Once you made it to orbit, changing that orbit was simply a matter of adding or subtracting velocity by adding speed with a burn or taking it away (you did that by thrusting backward). When you wanted to come home, you needed to thrust backward. That’s called retrograde. This is where we got the term retrofire, which was done in the early years of space travel with retrorockets. The backward thrust lasts until you slow down the vehicle enough to lower its perigee to about 80 miles, which is where you are assured of being captured by the atmosphere. If you decrease velocity by too much, you lower the perigee by too much, and that means you enter the atmosphere too steeply. Too steep of an entry means that you decelerate too quickly and have to dissipate your orbital energy in a shorter amount of time, which means that you get much higher temperatures on the skin and you burn up. Too little velocity change means that you enter the atmosphere at too shallow of an angle, and you could effectively skip off its surface, much as a rock skips off a pond. The problem with a skip is that you scrub off speed, which makes you slower, so you drop back into the atmosphere more steeply the second time, and eventually you end up with that steep entry again and burn up—sort of how those stones always drop into the water and sink.
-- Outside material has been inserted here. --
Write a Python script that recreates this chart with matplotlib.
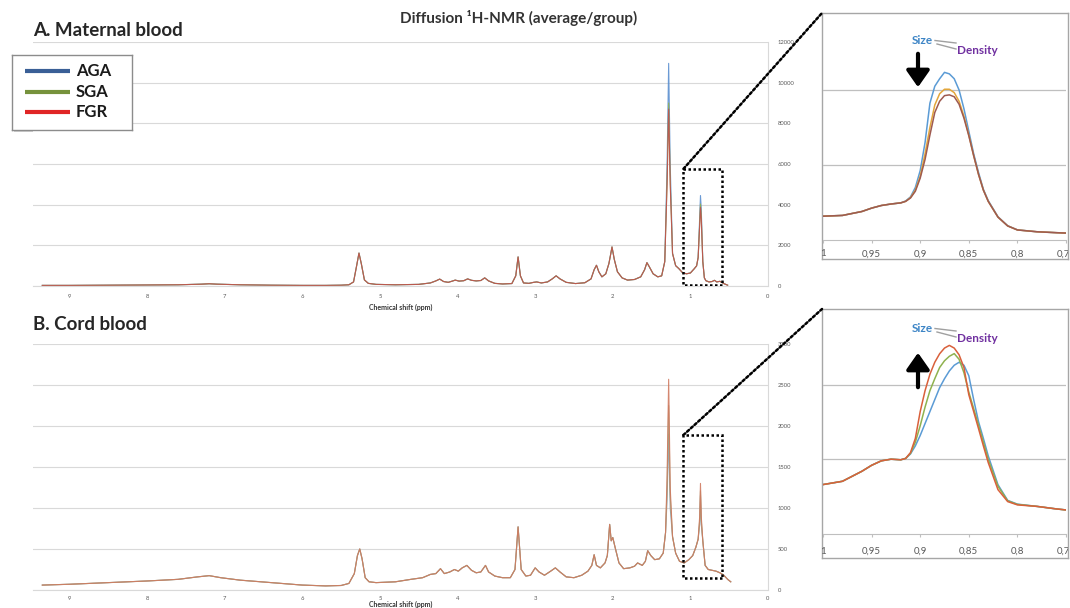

By now, however, you can see that to bring the Orbiter home from a 200-mile orbit, you need to drop the perigee (the low point of the orbit) by about 120 miles (200 minus 80), and to do that, you need to slow it down by about 240 feet per second. If you filled the Orbiter’s tanks before launch, then you had approximately 600 feet per second total orbital maneuvering capability (the total delta V) that could be used throughout the mission—to raise and to lower the orbit. The key to mission planning and execution was to use that delta V wisely.